Proposition C, a measure chiefly sponsored by Supervisor Ahsha Safai, would create a formal commission overseeing the Department of Homelessness and Supportive Housing (HSH), the city agency chiefly in charge of the city’s homelessness response. 

Promising accountability over what some locals tartly call “the Homeless Industrial Complex,” Prop C has brought together odd political bedfellows—and donors to match.

It’s garnered support from groups representing nonprofits that work in the homelessness sector, including the SF Human Services Network and the Coalition on Homelessness. But it’s also backed by establishment groups like the Chamber of Commerce and the SF Bay Area Planning and Urban Research Organization. The groups opposing Prop. C, including the United Democratic Club, YIMBY Action and the local Republican Party, can literally be counted on one hand. 

Mayor London Breed has also refused to support the measure, in part because the new commission won’t replace the constellation of advisory groups now surrounding HSH. These include the Our City, Our Home Oversight Committee (OCOH), which oversees how revenue from a gross receipts tax for homelessness services passed in 2018 is spent; the Shelter Monitoring Committee; and the Local Homelessness Coordinating Board. Earlier this year, an appointment to the latter body raised conflict of interest concerns when reviewed by the Board of Supervisors. 

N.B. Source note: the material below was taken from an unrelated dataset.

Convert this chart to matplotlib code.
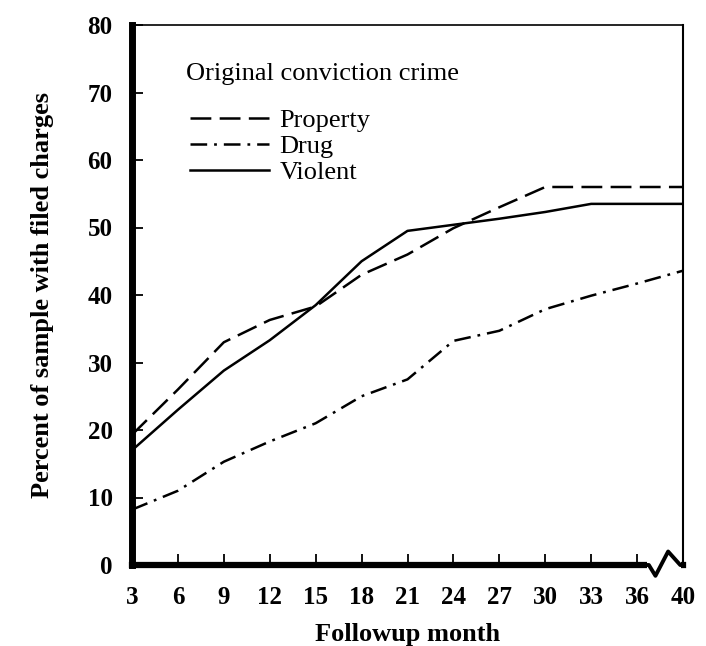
import numpy as np
import matplotlib
matplotlib.use("Agg")
import matplotlib.pyplot as plt

plt.rcParams['font.family'] = ['Liberation Serif', 'DejaVu Serif']
plt.rcParams['lines.scale_dashes'] = False

# followup months (40 sits after an axis break, one step past 36)
months = [3, 6, 9, 12, 15, 18, 21, 24, 27, 30, 33, 36, 40]
property_pct = [19.3, 26.0, 33.0, 36.3, 38.3, 43.0, 46.0, 49.9, 53.0, 56.0, 56.0, 56.0, 56.0]
drug_pct = [8.2, 11.0, 15.3, 18.3, 21.0, 25.0, 27.5, 33.2, 34.7, 37.9, 39.9, 41.7, 43.6]
violent_pct = [17.0, 23.0, 28.8, 33.3, 38.5, 45.0, 49.5, 50.4, 51.3, 52.3, 53.5, 53.5, 53.5]
yticks = [0, 10, 20, 30, 40, 50, 60, 70, 80]

pos = np.arange(len(months))

fig = plt.figure(figsize=(7.06, 6.46), dpi=100)
ax = fig.add_axes([132/706, 81/646, 551/706, 540/646])

ax.plot(pos, property_pct, color='black', lw=1.8, dashes=(15, 6), label='Property')
ax.plot(pos, drug_pct, color='black', lw=1.8, dashes=(12, 5, 2, 5), label='Drug')
ax.plot(pos, violent_pct, color='black', lw=1.8, label='Violent')

ax.set_xlim(0, len(months) - 1)
ax.set_ylim(0, 80)
ax.set_xticks(pos)
ax.set_xticklabels([str(m) for m in months], fontsize=18, fontweight='bold')
ax.set_yticks(yticks)
ax.set_yticklabels([str(v) for v in yticks], fontsize=18, fontweight='bold')
ax.tick_params(axis='x', direction='in', length=8, width=1.3, pad=15)
ax.tick_params(axis='y', direction='in', length=8, width=1.3, pad=14)

ax.spines['left'].set_linewidth(5)
ax.spines['bottom'].set_linewidth(4.5)
ax.spines['top'].set_linewidth(1.2)
ax.spines['right'].set_linewidth(1.5)

ax.set_xlabel('Followup month', fontsize=19, fontweight='bold', labelpad=10)
ax.set_ylabel('Percent of sample with filed charges', fontsize=19,
              fontweight='bold', labelpad=24)

# axis break between 36 and 40
ax.plot([0.935, 0.997], [0, 0], color='white', lw=7, transform=ax.transAxes,
        clip_on=False, solid_capstyle='butt', zorder=5)
ax.plot([0.93, 0.938, 0.950, 0.973, 0.995, 1.0], [0, 0, -0.02, 0.025, 0, 0],
        color='black', lw=2.8, transform=ax.transAxes, clip_on=False, zorder=6)

ax.text(0.098, 0.909, 'Original conviction crime', transform=ax.transAxes,
        fontsize=19, va='center', ha='left')
ax.legend(loc='upper left', bbox_to_anchor=(0.105, 0.845), frameon=False,
          fontsize=19, handlelength=3.0, handletextpad=0.4, labelspacing=0.1,
          borderpad=0, borderaxespad=0)

fig.savefig('out.png', dpi=100)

Prop. C would also mandate regular audits of HSH by the Controller, and members of the new commission would be appointed by both the mayor and the Board of Supervisors.  

Fundraising and spending on Prop. C has been lopsided in favor of the measure, with serious money flooding into the campaign in support. The Prop. C campaign has raised $427,502 as of Oct. 19; of that, they’ve spent $65,394. 

But the list of major donors to Prop. C is, in a word, intriguing. 

Those donors include Diane “Dede” Wilsey, the socialite who is also a prime funder of Proposition I, the measure to reopen JFK Drive and the Great Highway to car traffic. Another major donor is the Double AA Corporation, a gasoline distributor based in South San Francisco. Both have donated $50,000 so far. 

Asked why a fossil fuel distributor would have such interest in the homelessness issue, a spokesperson for the Prop. C campaign said “we’ve been approached by many donors” and that Double AA “does more than just sell gas,” recommending that The Standard check out its website. 

Double AA Corporation’s website describes the company as “proudly one of California’s premiere fuel services providers,” touting partnerships with petroleum industry leaders such as Valero, ConocoPhillips, and Marathon Petroleum. 

Other large Prop. C donors include David Shimmon, a former board member of the Silicon Valley Leadership Group and retired CEO of Ichor Systems, a manufacturer of process control systems based in Fremont; the SF Deputy Sheriffs’ Association PAC; the SF Firefighters Local 798 PAC; and property interests such as Related California, Kilroy Realty and TMG Partners. All of these have donated $20,000 or more by press time. 

Meanwhile, there are two comparatively small independent expenditures against Prop. C so far. One is from moderate group GrowSF, spending $5,272 on portions of an online voter guide, and TogetherSF Action, which spent $1,179 on similar efforts.